On the 3rd ball of the final over, it finally happened. After 2962 ODIs, 442 of which Sachin played, scoring 45 hundreds, he finally managed to convert one in a double hundred, with a single towards point and a dream of a billion fans came true at the hands of the god himself.
It wasn’t just an innings; it was the reaffirmation of the fact that nothing was impossible. Sachin’s double hundred made people believe that they could do it too and who else to follow him up but his apprentice, Virender Sehwag, who got 219 off 149 against West Indies at Indore in 2011.
Since Sachin’s double hundred, List A cricket has seen as many as 33 double centuries being scored in just 14 years, as opposed to just 9 double centuries in the 47 years before.
Rohit Sharma has 3 of them in the internationals while Pathum Nissanka, Shubman Gill, Chris Gayle, Ishan Kishan, Martin Guptill, Fakhar Zaman, Glenn Maxwell and Virender Sehwag have one each. Gayle ironically got his ODI double hundred on the 4th anniversary of Sachin’s double hundred, while Glenn Maxwell’s double century was the only one by a non-opener and scored in the second innings.
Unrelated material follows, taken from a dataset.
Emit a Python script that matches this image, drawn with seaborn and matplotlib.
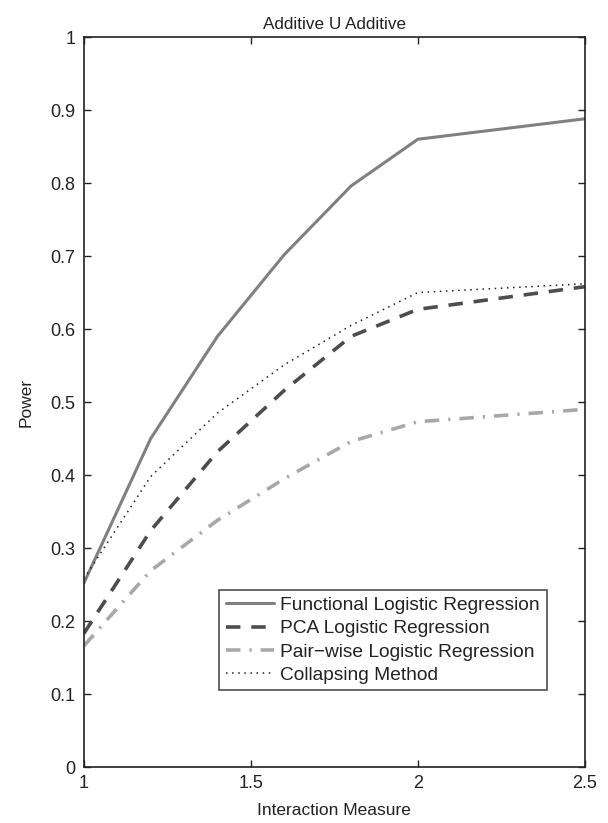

Even Ali Brown’s 268 off 160 against Glamorgan that looked impossible to break, even Rohit falling 4 short of it during his 264(173) against SL, was broken by a certain N Jagadeesan who scored 277 off just 141 in a Vijay Hazare Trophy for Tamil Nadu at M. Chinnaswamy Stadium.
While ODI cricket has become a lot more about batters getting runs than anything else, with more and more rules being initiated to favour the batter, one thing is for sure. Sachin’s knock changed the world in so many ways, making it the sport’s equivalent of landing on the moon in some ways.